WRITTEN INSTRUCTION >> Your answer should consist only of the lines below from the one with "Generate a Python" through the one with "from matplotlib.patches import Rectangle", copied exactly.

DATA PROVIDED >>
※ ※ ※

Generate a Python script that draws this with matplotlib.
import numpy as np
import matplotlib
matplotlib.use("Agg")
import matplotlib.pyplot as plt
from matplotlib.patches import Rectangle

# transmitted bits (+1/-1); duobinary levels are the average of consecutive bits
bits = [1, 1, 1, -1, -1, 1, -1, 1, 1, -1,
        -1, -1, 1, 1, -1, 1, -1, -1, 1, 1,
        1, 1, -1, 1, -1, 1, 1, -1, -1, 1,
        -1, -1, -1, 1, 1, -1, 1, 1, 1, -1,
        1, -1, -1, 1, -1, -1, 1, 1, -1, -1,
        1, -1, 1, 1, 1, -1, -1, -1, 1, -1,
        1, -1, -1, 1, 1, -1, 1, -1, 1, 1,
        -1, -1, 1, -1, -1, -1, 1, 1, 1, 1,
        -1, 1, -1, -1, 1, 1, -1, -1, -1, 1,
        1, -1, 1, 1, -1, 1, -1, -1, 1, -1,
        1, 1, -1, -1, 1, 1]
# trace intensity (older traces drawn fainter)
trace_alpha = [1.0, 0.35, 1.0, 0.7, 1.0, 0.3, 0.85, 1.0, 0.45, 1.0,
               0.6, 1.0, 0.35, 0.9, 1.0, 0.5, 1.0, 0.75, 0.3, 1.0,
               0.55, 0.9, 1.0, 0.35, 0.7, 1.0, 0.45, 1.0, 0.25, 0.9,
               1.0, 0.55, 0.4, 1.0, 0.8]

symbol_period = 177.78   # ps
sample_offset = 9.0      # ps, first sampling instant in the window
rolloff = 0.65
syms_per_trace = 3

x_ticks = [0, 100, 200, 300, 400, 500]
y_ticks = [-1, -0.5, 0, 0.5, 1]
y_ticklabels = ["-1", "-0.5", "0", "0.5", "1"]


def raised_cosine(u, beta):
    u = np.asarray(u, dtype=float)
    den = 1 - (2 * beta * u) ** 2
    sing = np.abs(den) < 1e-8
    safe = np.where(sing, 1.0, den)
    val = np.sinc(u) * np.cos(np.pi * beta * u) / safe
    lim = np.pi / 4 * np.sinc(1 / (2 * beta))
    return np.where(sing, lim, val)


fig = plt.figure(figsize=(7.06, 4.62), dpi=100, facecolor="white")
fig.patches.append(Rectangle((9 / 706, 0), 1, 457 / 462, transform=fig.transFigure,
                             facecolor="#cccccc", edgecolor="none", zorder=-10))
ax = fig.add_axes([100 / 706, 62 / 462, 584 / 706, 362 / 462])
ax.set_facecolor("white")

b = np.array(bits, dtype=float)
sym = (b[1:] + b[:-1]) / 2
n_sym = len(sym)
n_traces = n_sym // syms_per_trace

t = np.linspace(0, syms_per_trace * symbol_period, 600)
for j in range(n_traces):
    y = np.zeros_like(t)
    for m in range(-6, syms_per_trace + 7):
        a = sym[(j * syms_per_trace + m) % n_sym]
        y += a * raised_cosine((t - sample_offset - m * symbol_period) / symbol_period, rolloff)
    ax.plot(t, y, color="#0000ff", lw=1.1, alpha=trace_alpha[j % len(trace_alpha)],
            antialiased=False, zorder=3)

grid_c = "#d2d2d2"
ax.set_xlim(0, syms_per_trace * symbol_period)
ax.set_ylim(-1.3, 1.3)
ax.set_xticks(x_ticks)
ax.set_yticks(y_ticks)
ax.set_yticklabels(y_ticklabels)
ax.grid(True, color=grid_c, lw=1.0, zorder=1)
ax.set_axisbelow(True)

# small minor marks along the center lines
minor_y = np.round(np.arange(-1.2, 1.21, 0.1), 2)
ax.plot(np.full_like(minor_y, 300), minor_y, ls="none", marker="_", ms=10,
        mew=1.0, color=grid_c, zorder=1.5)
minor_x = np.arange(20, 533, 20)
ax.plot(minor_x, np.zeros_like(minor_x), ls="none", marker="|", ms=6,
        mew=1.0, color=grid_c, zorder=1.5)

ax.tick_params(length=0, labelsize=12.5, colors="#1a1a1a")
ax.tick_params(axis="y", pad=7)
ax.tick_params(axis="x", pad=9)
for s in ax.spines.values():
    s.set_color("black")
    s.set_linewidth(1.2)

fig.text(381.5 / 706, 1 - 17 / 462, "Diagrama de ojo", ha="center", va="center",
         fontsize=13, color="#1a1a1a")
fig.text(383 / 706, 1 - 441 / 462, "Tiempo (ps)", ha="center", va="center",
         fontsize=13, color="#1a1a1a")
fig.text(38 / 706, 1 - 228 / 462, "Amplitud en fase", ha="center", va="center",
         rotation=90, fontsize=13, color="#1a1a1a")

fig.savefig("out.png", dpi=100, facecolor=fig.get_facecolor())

※ ※ ※

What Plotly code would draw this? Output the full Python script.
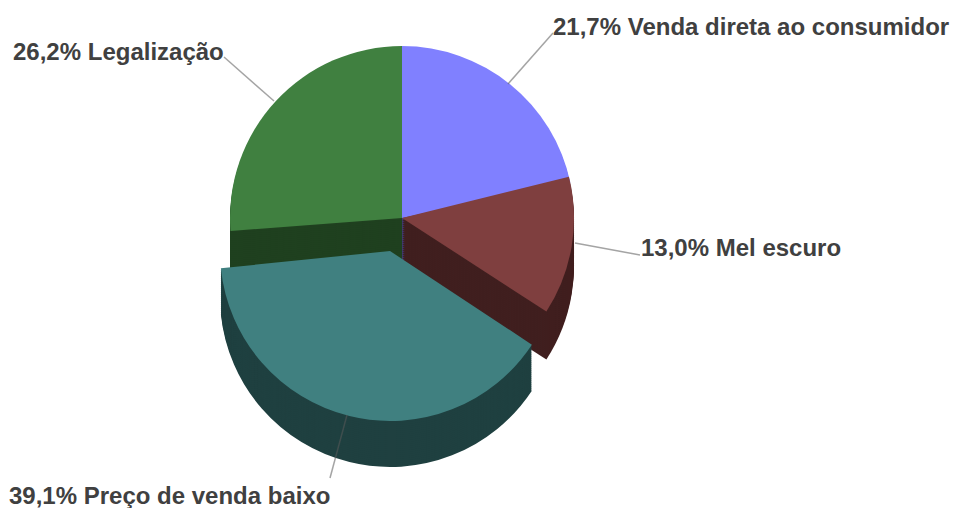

※ ※ ※

THE ANSWER >>
Generate a Python script that draws this with matplotlib.
import numpy as np
import matplotlib
matplotlib.use("Agg")
import matplotlib.pyplot as plt
from matplotlib.patches import Rectangle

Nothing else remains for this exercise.